It may seems possible but it will not be a pure functional programming. It may results to imperative programming.
There is no asking why he mean by possible functional programming as mentioned by haylem. Here it is:
It depends what you mean by "functional programming" and by
"possible".
Functional programming cannot have different definitions or meaning though it may have many explanations.
Like OOP, can we ask "what do you mean by OOP?".
Definitely there will be lot of explanations but it will just pertain to one objective, the objective of OOP.
The same applies to functional programming.
When we say functional meaning the programs consist of functions.
The role of the functions is to return an evaluated argument/parameter (argument is variable is the expression came when calling the function while parameter is variable that is a part of the function declaration).

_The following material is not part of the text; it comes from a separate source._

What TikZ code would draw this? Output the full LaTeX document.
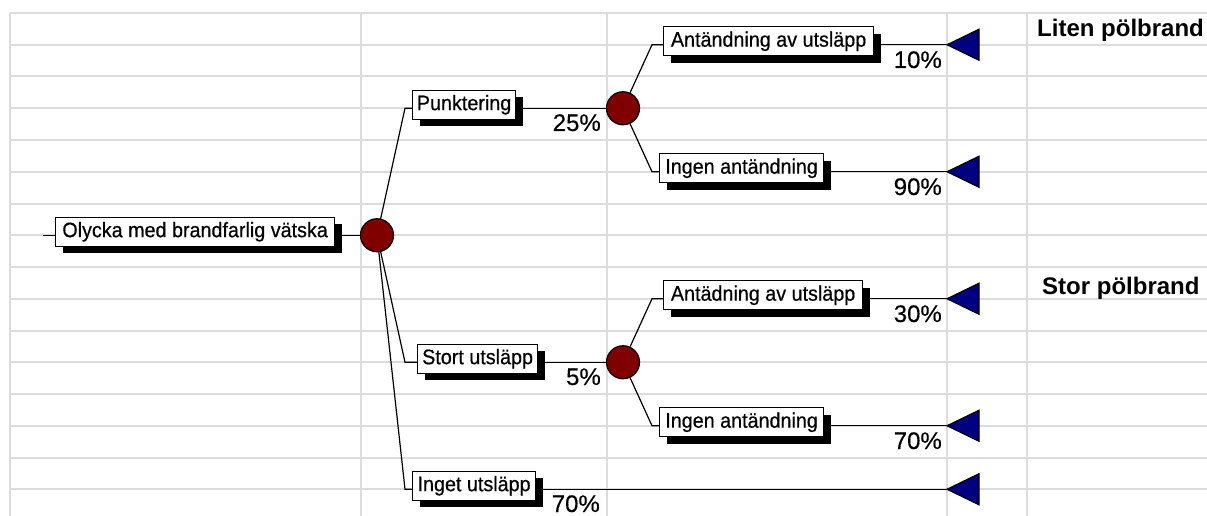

Also functions will always return the same result when same arguments is passed. In that way it is easier to avoid bugs or debug future bugs. By functional programming we can avoid side effects like modifying global variable.
example in JavaScript:
function increment(lis){
return lis.map(
function (x){
return x+2;
}
);
}
var myList = [4, 7, 2, 3];
console.log(increment(myList));
console.log(myList);
The function increment adds 1 value to each of the element inside object and return the result. The value of myList did not change but when we call the functions we saw the added value to elements of that object.
As my response to Is Functional Programming possible in Java?, I believe that it is not possible to have true functional programming in java. Because java is really designed to be OOP in which it extends imperative programming and improved it for maintainability. When the state of an object, variable etc, has changed then, that is already an imperative programming.